Brendan Hufford (12:15.502)
I think that I, I mean, I think part of it is years and years of writing, right? Like I write to find out what I want to say, not, I don't write just what I want to say, if that makes sense. Like there's a discovery process in there. I like writing. I think you get a lot of my personality in that. I could probably do more video audio. think I index while there too, like this. But I wasn't surprised. I mean, I'm pretty agnostic on everything. just, I want to make cool shit with my friends and do stuff that
Ali (12:24.74)
Yeah.
Brendan Hufford (12:45.44)
seems fun to me. Like I like this isn't somebody asked me the other day about advice for young marketers. And I was like, here's some ideas. But also know this comes from somebody who sees the world through marketing. Like, I like this stuff. I'm looking at every little thing, the design of this and how that is how they, know, my how my pastor explains something in church on Sunday. And I'm like, I don't agree with that. Because I don't like that you weren't as media literate as you should have been when you were citing a source from the news, like
Everything is through marketing and I'm like, see all, I just can't take those marketing glasses off, right? So I very much like see the world through it. I love it. It's a lot of fun. It's the books that I read. It's just what I enjoy. So it is one of those things where it's like, don't, I'm not really surprised by anything. I just want to try a lot of stuff and have some sort of idea. And the cool thing is like for me, at least this is not true for everybody, but for me,
Ali (13:37.826)
Yeah, that's awesome.
Brendan Hufford (13:44.492)
marketing to marketers, even if it did bad, that's still a thing for me to share that's helpful for other people. So there's really no downside for me doing tons and tons of experiments like this.
Ali (13:49.678)
For sure.
Ali (13:54.21)
What I hear a lot as you're talking about that is like a growth mindset too. And I think if I remember properly when I was talking to you on LinkedIn, you have an educator background, right?

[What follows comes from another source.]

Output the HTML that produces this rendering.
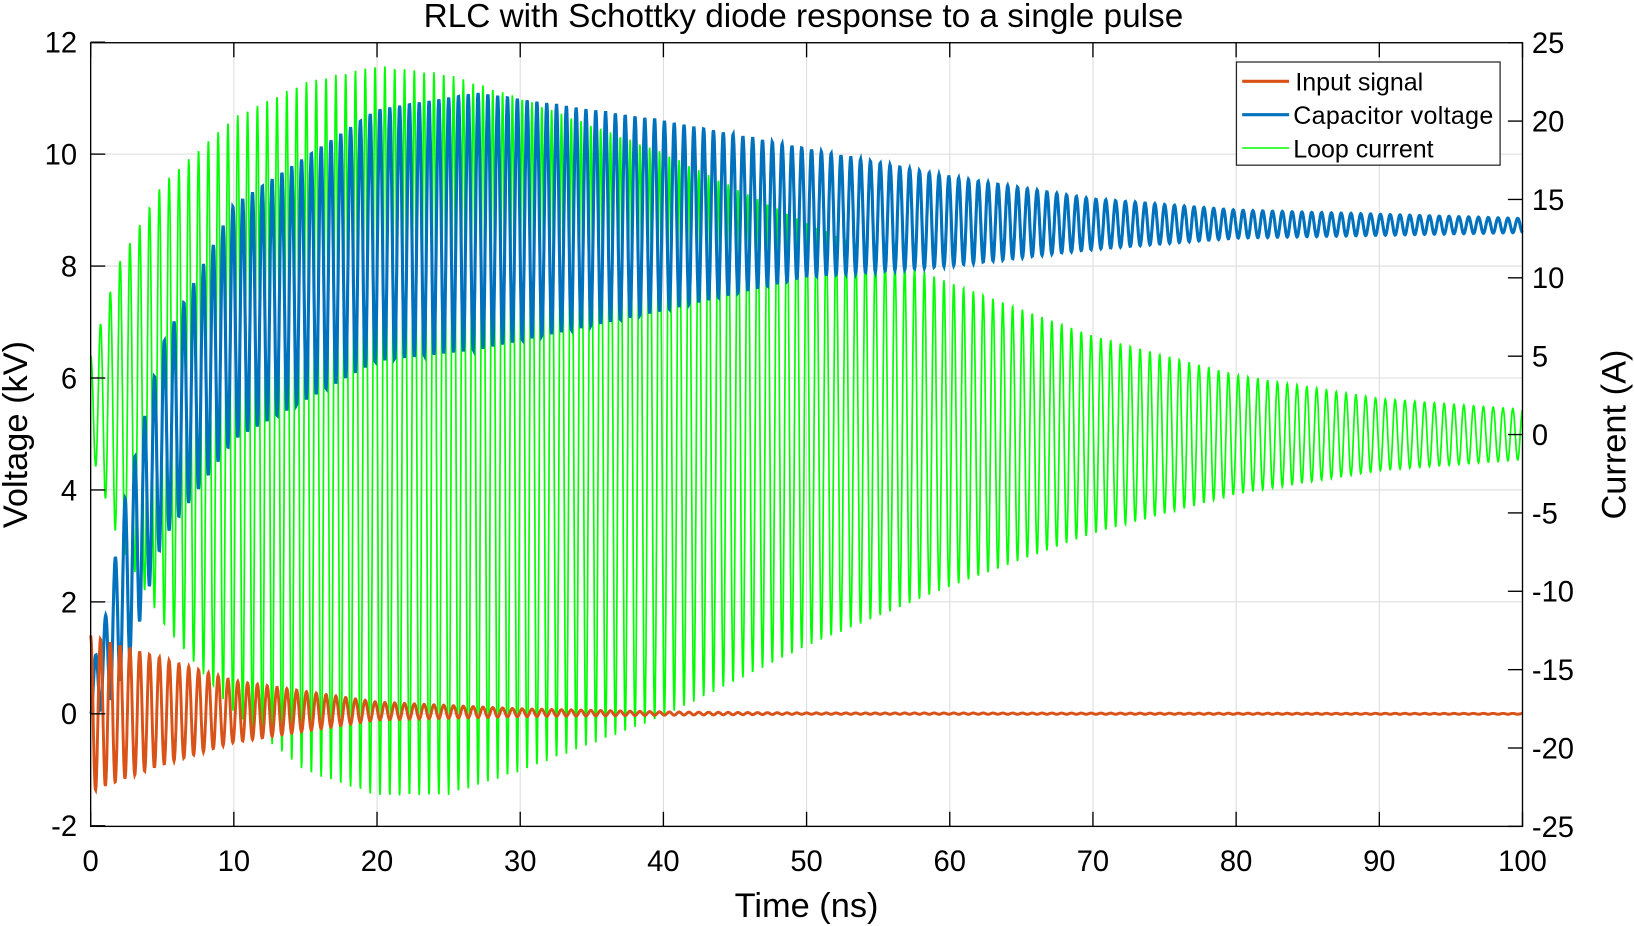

Brendan Hufford (14:03.19)
I do. was a high school teacher and principal for like 10 years. I have my master's in educational leadership. I credit a lot of how I work now to teaching psychology and sociology for a very long time. taught AP government for a while too. And then, yeah, like you also, it's a growth mindset and it's also like having to be the show every day. Like these high schoolers would have absolutely eaten my lunch if I didn't show up on my, and it happened. Like that's how you learn. It's trial by fire, right?
Ali (14:16.43)
Peace.
Ali (14:28.962)
Yeah, yeah.
Brendan Hufford (14:32.514)
So a lot of my ability to do this right now comes from having to do this every 57 minutes with teenagers for 10 years.
Ali (14:39.236)
I love that. If you can perform for an audience of teenagers, you can perform for anybody.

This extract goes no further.